The Riverhead Town Planning Board held off on scheduling a public hearing on the controversial Village at Jamesport development after a local civic leader pointed out a number of inconsistencies in plans being presented to the public — including confusion over which plan is actually being presented.
Larry Simms of the Save Main Road civic group found there are at least four different versions of the project’s site plan floating around, and said it’s impossible for the public — and possibly the town — to know which is the right one.
The Planning Board’s agenda for last Thursday’s meeting called for a vote to schedule a Feb. 7 public hearing on the site plan application for the Village at Jamesport — a 42,000-square-foot commercial development on 9.7 acres on the north side of Main Road in Jamesport, just north of the Elbow Room restaurant.

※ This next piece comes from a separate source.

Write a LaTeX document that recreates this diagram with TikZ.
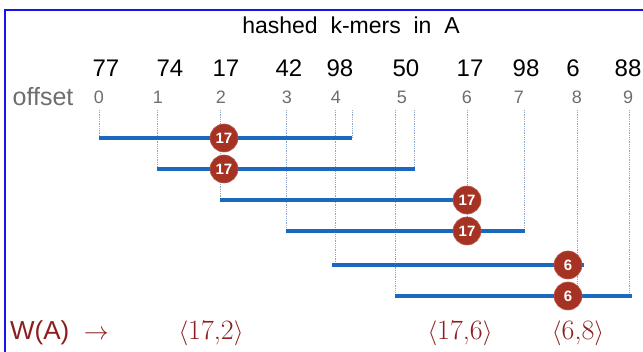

Mr. Simms said that in November, Charles Cuddy, the attorney for the applicant, said he had submitted an alternate site plan on Oct. 9, which was on the agenda for discussion at the Nov. 15 Planning Board meeting. Mr. Simms said residents who have been following the case knew nothing of the Oct. 9 plan before showing up at the Nov. 15 meeting. He said that on Jan. 4, he called the planning department to find out if a new plan had been submitted because he heard it was going before the architectural review board. But the plan they were told was going before the ARB was dated Oct. 27, 2010.
Then on Wednesday, a day before the Planning Board meeting, “we came into the planning department to make sure we were not missing anything, and we were shown a new plan, which was dated June 19, 2012,” Mr. Simms said.
And on Thursday, he said, there was another plan, dated April 2011, on display at the Planning Board meeting.
“I’ve been looking at commercial construction plans for more than 30 years, and I’ve never seen anything like this,” Mr. Simms, who has a background in making and marketing commercial building materials, told the Planning Board. “It looks like a shell game. You have to guess which is the real plan. It’s not possible for us, and probably not for you, to track what’s going on here.”
Mr. Simms said one plan shows 247 parking spaces and another shows 226 parking spaces. He said that when the Town Board granted two special permits for Village at Jamesport to allow two bistros and two professional office buildings instead of the permitted retail uses, it failed to recalculate the parking.
The Town Board, by a resolution agreed to by the applicant, limited the two bistros to a total of 4,000 square feet, instead of 8,000 square feet, which would normally have been permitted.
But Mr. Simms said “you’re still going to have 4,000 square feet of something else” such as retail, which would need parking. He maintains that the application falls short of the required number of parking spaces by about 27 because of the bistros approvals, since bistro parking is based on number of seats, not square footage. The applicant proposes two 50-seat bistros.
The plan that was the subject of the Nov. 15 Planning Board meeting also shows the entrance road to the development moved farther west and closer to the home of Tom and Anne Kowalsick. Robert Stromski, a consultant for the applicant, said the state Department of Transportation wanted the entrance moved farther west.
But the map Mr. Simms was given on Jan. 16 shows that entrance road back where it was in earlier plans.
Town planning director Rick Hanley said he had not seen the Jan. 16 plan.
“I can’t deal with unsolicited plans dropped off a day before a discussion is planned,” Mr. Hanley said.
“I make a motion to table the resolution on the public hearing notice until we have the correct maps,” Planning Board member Lyle Wells said. “We want to make sure everybody is looking at the same map.”
The board agreed, 4-0, with board member Joe Baier absent, to put off the vote to schedule a public hearing.